Of that $233 billion, just $89 billion was collected during the Trump administration. The remaining $144 billion has been collected during the Biden administration.

The vast majority of the increase in tax collections has come from the Section 301 tariffs on goods from China—$211 billion of the $233 billion. While political rhetoric claims the tariffs have been paid by China and other foreign countries, they are actually paid by people in the U.S. importing foreign goods. And the economic burden of those higher tax payments has fallen almost exclusively on American consumers in the form of higher import or retail prices.

The billions in added tax costs for Americans are not the only harm from the trade war. Far worse is that the 2018-2019 tariffs have had a net negative impact on the U.S. economy, a consensus that emerges from the economic literature on the trade war. Here’s a sampling of the findings:

  • Federal Reserve economists Aaron Flaaen and Justin Pierce estimated the effects of the tariffs on the U.S. manufacturing sector accounting for both the benefits of tariffs to protected companies and the costs of tariffs to companies that faced higher input prices or other distortions. On net, they found a decrease in manufacturing employment due to the tariffs: the positive contribution from protected industries was significantly outweighed by the effects of rising input costs and by retaliatory tariffs.
  • Louis Federal Reserve economists Ana Marie Santacreu and Makenzie Peake evaluated how exposure to trade at the onset of the trade war was correlated with employment and output growth to evaluate the effects of changing U.S. trade policy. Their empirical analysis shows that states more exposed to U.S. tariffs on imports from China experienced lower increases—or even decreases—in employment and output, providing additional evidence that exposure to tariffs played a role in reductions in employment and output.
  • Economist David Autor and coauthors found the tariffs did not raise U.S. employment in protected sectors while retaliatory tariffs had “clear negative employment impacts.”
  • A May 2023 report from the United States International Trade Commission (USITC) estimated the effects of steel and aluminum tariffs on a subset of affected industries and found an annual average $2.8 billion production increase enabled by the higher prices from the tariffs was met with an annual average $3.4 billion production decrease in certain downstream industries. This highlights a pattern of gains for protected industries that were more than offset by losses for downstream industries.
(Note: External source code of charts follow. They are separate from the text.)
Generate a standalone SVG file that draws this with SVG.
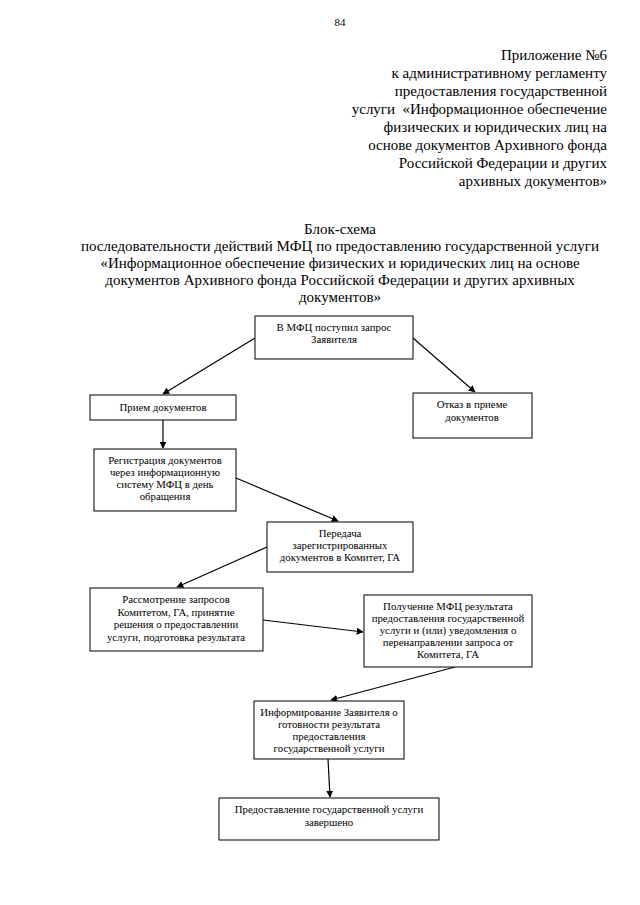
<svg xmlns="http://www.w3.org/2000/svg" width="640" height="905" viewBox="0 0 640 905" font-family="'Liberation Serif', 'Times New Roman', serif">
<defs>
<style>
.b{fill:#fff;stroke:#000;stroke-width:1}
.l{stroke:#000;stroke-width:1.2;fill:none;marker-end:url(#a)}
</style>
<marker id="a" viewBox="0 0 10 10" refX="9" refY="5" markerWidth="7" markerHeight="7" orient="auto" markerUnits="userSpaceOnUse">
<path d="M0,0 L10,5 L0,10 z" fill="#000"/>
</marker>
</defs>
<rect width="640" height="905" fill="#fff"/>
<g id="header" font-family="'Liberation Serif', serif" fill="#000">
<text x="340" y="26" text-anchor="middle" font-size="11">84</text>
<g font-size="15" text-anchor="end">
<text x="607" y="60">Приложение №6</text>
<text x="607" y="78">к административному регламенту</text>
<text x="607" y="96">предоставления государственной</text>
<text x="607" y="114" xml:space="preserve">услуги  «Информационное обеспечение</text>
<text x="607" y="132">физических и юридических лиц на</text>
<text x="607" y="150">основе документов Архивного фонда</text>
<text x="607" y="168">Российской Федерации и других</text>
<text x="607" y="186">архивных документов»</text>
</g>
<g font-size="15" text-anchor="middle">
<text x="340" y="234">Блок-схема</text>
<text x="340" y="251">последовательности действий МФЦ по предоставлению государственной услуги</text>
<text x="340" y="268">«Информационное обеспечение физических и юридических лиц на основе</text>
<text x="340" y="285">документов Архивного фонда Российской Федерации и других архивных</text>
<text x="340" y="302">документов»</text>
</g>
</g>
<g id="connectors">
<line class="l" x1="255" y1="338" x2="163" y2="394"/>
<line class="l" x1="413" y1="338" x2="475" y2="392"/>
<line class="l" x1="163" y1="420" x2="163" y2="448"/>
<line class="l" x1="236" y1="478" x2="338" y2="521"/>
<line class="l" x1="267" y1="547" x2="177" y2="587"/>
<line class="l" x1="263" y1="620" x2="363" y2="632"/>
<line class="l" x1="455" y1="667" x2="331" y2="700"/>
<line class="l" x1="328" y1="759" x2="330" y2="797"/>
</g>
<g id="nodes" font-family="'Liberation Serif', serif" font-size="10.8" text-anchor="middle" fill="#000">
<g id="n1">
<rect class="b" x="255" y="316" width="158" height="43"/>
<text x="334" y="331">В МФЦ поступил запрос</text>
<text x="334" y="343">Заявителя</text>
</g>
<g id="n2">
<rect class="b" x="90" y="395" width="146" height="25"/>
<text x="163" y="411">Прием документов</text>
</g>
<g id="n3">
<rect class="b" x="413" y="393" width="119" height="45"/>
<text x="472" y="408">Отказ в приеме</text>
<text x="472" y="421">документов</text>
</g>
<g id="n4">
<rect class="b" x="94" y="449" width="142" height="62"/>
<text x="165" y="464">Регистрация документов</text>
<text x="165" y="476">через информационную</text>
<text x="165" y="488">систему МФЦ в день</text>
<text x="165" y="500">обращения</text>
</g>
<g id="n5">
<rect class="b" x="267" y="522" width="146" height="50"/>
<text x="340" y="537">Передача</text>
<text x="340" y="549">зарегистрированных</text>
<text x="340" y="561">документов в Комитет, ГА</text>
</g>
<g id="n6">
<rect class="b" x="90" y="588" width="173" height="63"/>
<text x="176" y="603">Рассмотрение запросов</text>
<text x="176" y="615.5">Комитетом, ГА, принятие</text>
<text x="176" y="628">решения о предоставлении</text>
<text x="176" y="640.5">услуги, подготовка результата</text>
</g>
<g id="n7">
<rect class="b" x="364" y="595" width="168" height="72"/>
<text x="448" y="610">Получение МФЦ результата</text>
<text x="448" y="622">предоставления государственной</text>
<text x="448" y="634">услуги и (или) уведомления о</text>
<text x="448" y="646">перенаправлении запроса от</text>
<text x="448" y="658">Комитета, ГА</text>
</g>
<g id="n8">
<rect class="b" x="254" y="701" width="150" height="58"/>
<text x="329" y="716">Информирование Заявителя о</text>
<text x="329" y="728">готовности результата</text>
<text x="329" y="740">предоставления</text>
<text x="329" y="752">государственной услуги</text>
</g>
<g id="n9">
<rect class="b" x="219" y="798" width="220" height="42"/>
<text x="329" y="813">Предоставление государственной услуги</text>
<text x="329" y="826">завершено</text>
</g>
</g>
</svg>
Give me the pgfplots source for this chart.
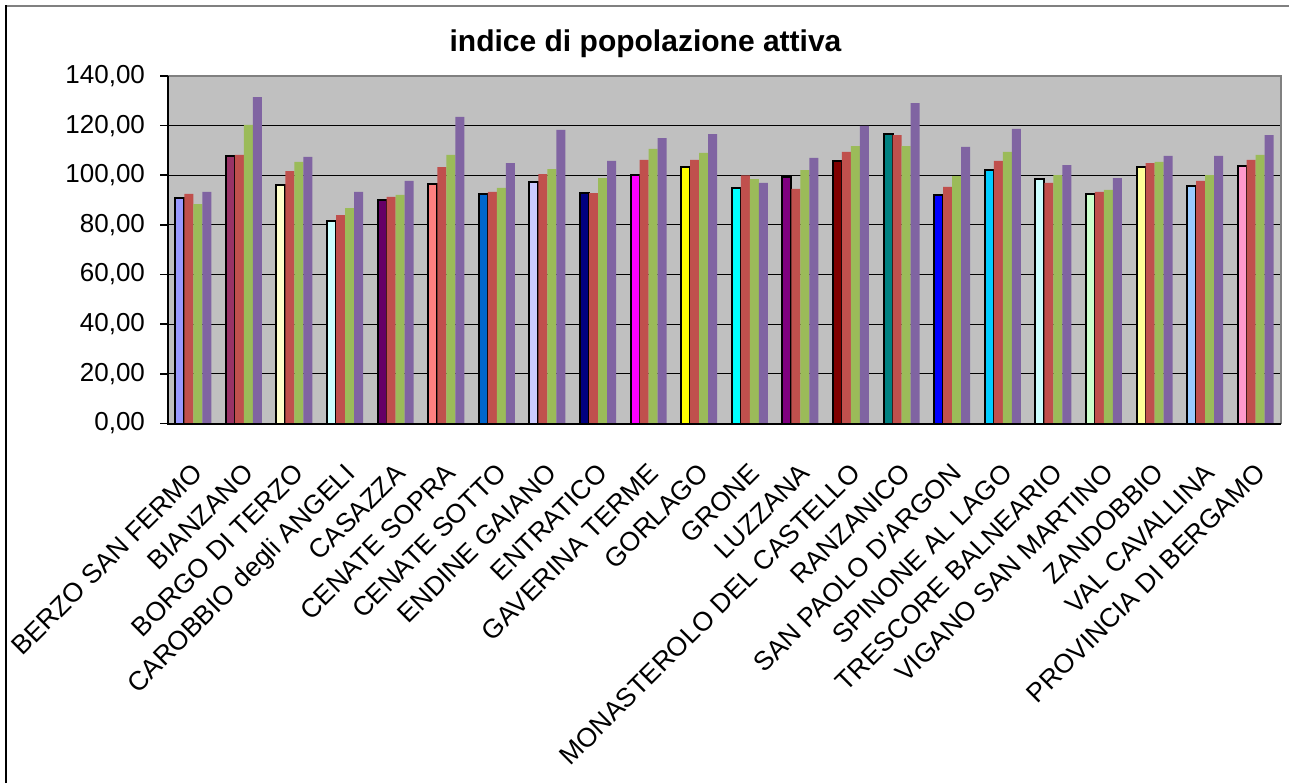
\documentclass[border=0pt]{standalone}
\usepackage{fontspec}
\setmainfont{Liberation Sans}
\usepackage{pgfplots}
\pgfplotsset{compat=1.18}
\definecolor{plotbg}{HTML}{C0C0C0}
\definecolor{frameg}{HTML}{808080}
\definecolor{sred}{HTML}{C0504D}
\definecolor{sgreen}{HTML}{9BBB59}
\definecolor{spurple}{HTML}{8064A2}
\definecolor{cA}{HTML}{9999FF}
\definecolor{cB}{HTML}{993366}
\definecolor{cC}{HTML}{FFFFCC}
\definecolor{cD}{HTML}{CCFFFF}
\definecolor{cE}{HTML}{660066}
\definecolor{cF}{HTML}{FF8080}
\definecolor{cG}{HTML}{0066CC}
\definecolor{cH}{HTML}{CCCCFF}
\definecolor{cI}{HTML}{000080}
\definecolor{cJ}{HTML}{FF00FF}
\definecolor{cK}{HTML}{FFFF00}
\definecolor{cL}{HTML}{00FFFF}
\definecolor{cM}{HTML}{800080}
\definecolor{cN}{HTML}{800000}
\definecolor{cO}{HTML}{008080}
\definecolor{cP}{HTML}{0000FF}
\definecolor{cQ}{HTML}{00CCFF}
\definecolor{cR}{HTML}{CCFFFF}
\definecolor{cS}{HTML}{CCFFCC}
\definecolor{cT}{HTML}{FFFF99}
\definecolor{cU}{HTML}{99CCFF}
\definecolor{cV}{HTML}{FF99CC}
\begin{document}
\begin{tikzpicture}
\useasboundingbox (0,0) rectangle (644.5pt,391.5pt);
\fill[white] (0,0) rectangle (644.5pt,391.5pt);
\draw[frameg, line width=0.8pt] (3pt,388.5pt) -- (644.5pt,388.5pt);
\draw[black, line width=0.8pt] (3pt,0pt) -- (3pt,388.9pt);
\node[font=\bfseries\fontsize{15}{18}\selectfont] at (322.75pt,369.5pt) {indice di popolazione attiva};
\begin{axis}[
  at={(84pt,179.75pt)}, anchor=south west,
  scale only axis, width=556.5pt, height=173.75pt,
  xmin=-0.5, xmax=21.5, ymin=0, ymax=140,
  ytick={0,20,...,140},
  xtick={0,...,21},
  xticklabels={{BERZO SAN FERMO},{BIANZANO},{BORGO DI TERZO},{CAROBBIO degli ANGELI},{CASAZZA},{CENATE SOPRA},{CENATE SOTTO},{ENDINE GAIANO},{ENTRATICO},{GAVERINA TERME},{GORLAGO},{GRONE},{LUZZANA},{MONASTEROLO DEL CASTELLO},{RANZANICO},{SAN PAOLO D\textquotesingle ARGON},{SPINONE AL LAGO},{TRESCORE BALNEARIO},{VIGANO SAN MARTINO},{ZANDOBBIO},{VAL CAVALLINA},{PROVINCIA DI BERGAMO}},
  xticklabel style={rotate=45, anchor=north east, font=\fontsize{13.3}{15}\selectfont, yshift=-6.5pt, xshift=-8pt},
  yticklabel style={font=\fontsize{13}{15}\selectfont, xshift=-4pt},
  /pgf/number format/.cd, fixed, fixed zerofill, precision=2, use comma, 1000 sep={}, assume math mode=true,
  /pgfplots/.cd,
  ymajorgrids, grid style={black, line width=0.5pt},
  axis line style={draw=none},
  axis background/.style={fill=plotbg},
  tick align=outside, major tick length=4pt,
  ytick pos=left, xtick pos=bottom,
  ytick style={black, line width=0.8pt},
  xtick style={draw=none},
  ybar, bar width=4.5pt,
  clip=false,
]
\pgfplotsset{first/.style={fill=#1, draw=black, line width=1pt, bar shift=-6.75pt}}
\addplot[first=cA] coordinates {(0,91.0)};
\addplot[first=cB] coordinates {(1,107.9)};
\addplot[first=cC] coordinates {(2,96.1)};
\addplot[first=cD] coordinates {(3,81.5)};
\addplot[first=cE] coordinates {(4,90.0)};
\addplot[first=cF] coordinates {(5,96.5)};
\addplot[first=cG] coordinates {(6,92.5)};
\addplot[first=cH] coordinates {(7,97.3)};
\addplot[first=cI] coordinates {(8,92.9)};
\addplot[first=cJ] coordinates {(9,100.1)};
\addplot[first=cK] coordinates {(10,103.3)};
\addplot[first=cL] coordinates {(11,94.7)};
\addplot[first=cM] coordinates {(12,99.3)};
\addplot[first=cN] coordinates {(13,105.8)};
\addplot[first=cO] coordinates {(14,116.6)};
\addplot[first=cP] coordinates {(15,92.1)};
\addplot[first=cQ] coordinates {(16,102.1)};
\addplot[first=cR] coordinates {(17,98.5)};
\addplot[first=cS] coordinates {(18,92.5)};
\addplot[first=cT] coordinates {(19,103.3)};
\addplot[first=cU] coordinates {(20,95.7)};
\addplot[first=cV] coordinates {(21,103.7)};
\addplot[fill=sred, draw=none, bar shift=-2.25pt] coordinates {
(0,92.5) (1,108.2) (2,101.7) (3,84.0) (4,91.3) (5,103.3) (6,93.3) (7,100.5) (8,92.8) (9,106.2) (10,106.2)
(11,100.0) (12,94.5) (13,109.4) (14,116.2) (15,95.3) (16,105.8) (17,96.9) (18,93.3) (19,104.9) (20,97.7) (21,106.2)};
\addplot[fill=sgreen, draw=none, bar shift=2.25pt] coordinates {
(0,88.4) (1,120.3) (2,105.4) (3,86.8) (4,92.1) (5,108.2) (6,94.9) (7,102.5) (8,98.9) (9,110.6) (10,109.0)
(11,98.5) (12,102.1) (13,111.8) (14,111.8) (15,99.7) (16,109.4) (17,100.1) (18,94.1) (19,105.4) (20,100.1) (21,108.2)};
\addplot[fill=spurple, draw=none, bar shift=6.75pt] coordinates {
(0,93.3) (1,131.5) (2,107.4) (3,93.3) (4,97.7) (5,123.5) (6,104.9) (7,118.3) (8,105.8) (9,115.0) (10,116.6)
(11,96.9) (12,107.0) (13,119.9) (14,129.1) (15,111.4) (16,118.7) (17,104.1) (18,98.9) (19,107.8) (20,107.8) (21,116.2)};
\draw[frameg, line width=1pt] (rel axis cs:0,1) -- (rel axis cs:1,1) -- (rel axis cs:1,0);
\draw[black, line width=1pt] (rel axis cs:0,1) -- (rel axis cs:0,0) -- (rel axis cs:1,0);
\end{axis}
\end{tikzpicture}
\end{document}
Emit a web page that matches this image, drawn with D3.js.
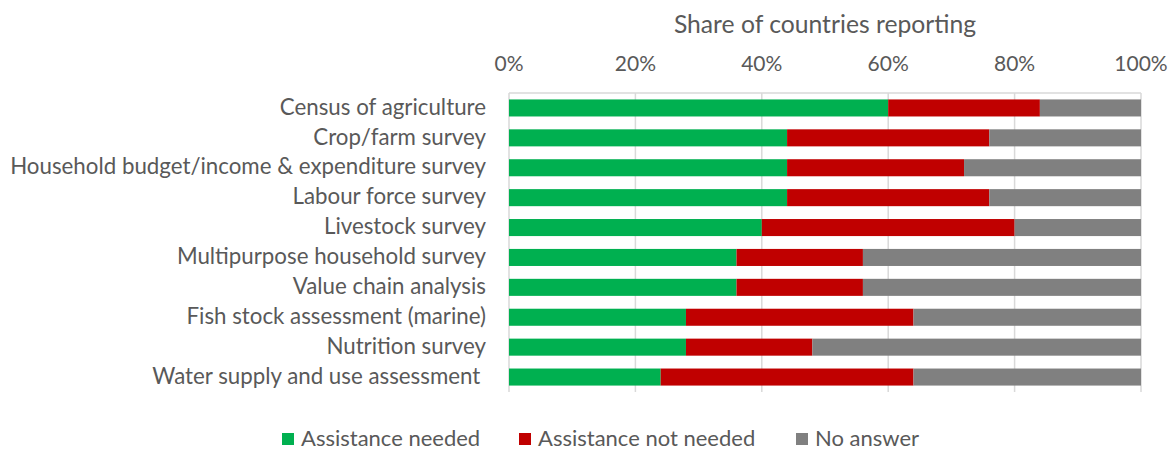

Despite the higher costs falling on American consumers and the harms to U.S. employment and production—particularly in the manufacturing sector—both the Trump campaign and the Biden administration have continued to defend the trade war tariffs. That’s likely a reflection of the gap between economic reality (the tariffs have on net harmed Americans and made us poorer) and the political messaging (which claims the tariffs hurt foreigners and help Americans).

Reelecting President Trump would clearly entail billions more in added annual tax costs from higher tariffs, which would invite significantly worse economic distortions and losses than the initial trade war. At the same time, it remains unclear how reelecting President Biden would alter the course of the trade war. The Biden administration has still not published the findings of its statutory review of the Section 301 tariffs on China, though it is expected to retain most of the tariffs. Unfortunately, when it comes to the trade war tariffs, it seems both candidates support higher taxes on American consumers and the increased economic distortions that follow.